This month I’ve been doing a few hours at le bureau however I’ve still enjoyed a few good reads in my spare moments on the bus and the weekend! I am currently fascinated by ‘The Hidden Life of Trees’ so keep an eye out for my thoughts on that.
Voici…my March reads:
I stumbled across this book and thought it was one of the best leadership books I’ve read. My favourite leadership lessons are from Shackleton, but now it might be Bram Connolly! This isn’t your typical ‘military person teaches you life lessons’ book – it is relatable and applicable for people of all walks of life. You’ll find my key takeaways in Leadership lessons from a Commando
I haven’t read too many health books so I don’t have much by way of comparison however this book explores weight loss from the angle of habit formation. The style is casual and funny, and Oonagh Duncan well and truly calls you out on your own bulls**t thoughts.
Having good habits is the health equivalent of a sensible financial plan that involves saving a little bit every day and then letting the compound interest do its freaking job.
The formula is simple enough: fill half your plate with veggies, get 7+ hours of sleep, ditch (or limit?) booze, control your portions, meal prep, meditation & regular exercise.
I think the most positive female health message this book brings is that you have to be happy with yourself no matter what stage of your health or fitness journey you’re in. The end goal is the same no matter what: happiness.
As a direct result of this book I now walk home from Balmain East ferry, so for that I’m happy. Whilst I do think this book is skewed more towards people looking to lose a bunch of weight, I still found it to be an interesting and enjoyable read.

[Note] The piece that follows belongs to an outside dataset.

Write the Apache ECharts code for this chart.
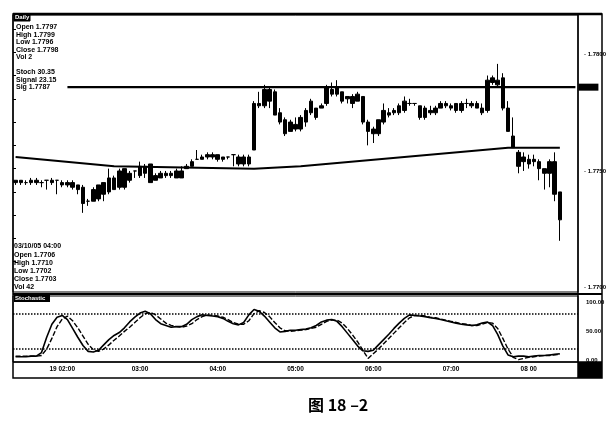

Invent and Wander: The Collected Writings of Jeff Bezos – Jeff Bezos & Walter Isaacson
I had an interesting conversation with some ex-colleagues the other night. We all agreed on one thing: the organisation we worked for had leaders who were exceptional at communicating the vision and making us feel like we were part of something bigger than ourselves. Reading through Jeff Bezos’ shareholder letters, it’s obvious he has a gift for story telling but it runs deeper than that. He can bring a vision to life and make anyone believe in it.
The criticism I do have of this book is that it was repetitive. The shareholder letters have some repetition which is to be expected given they are written a year apart and require context. The introduction drew me in, only to realise that the last third of the book was a repeat of it. There was no new information. I still rated this 5 stars because I got so much out of it, I’m willing to overlook this.
Smart people are a dime a dozen and often don’t amount to much. What counts is being creative and imaginative. That’s what makes someone a true innovator.
It’s on my backlog to write a more detailed post about this one, as the lessons in it are particularly relevant to any product manager.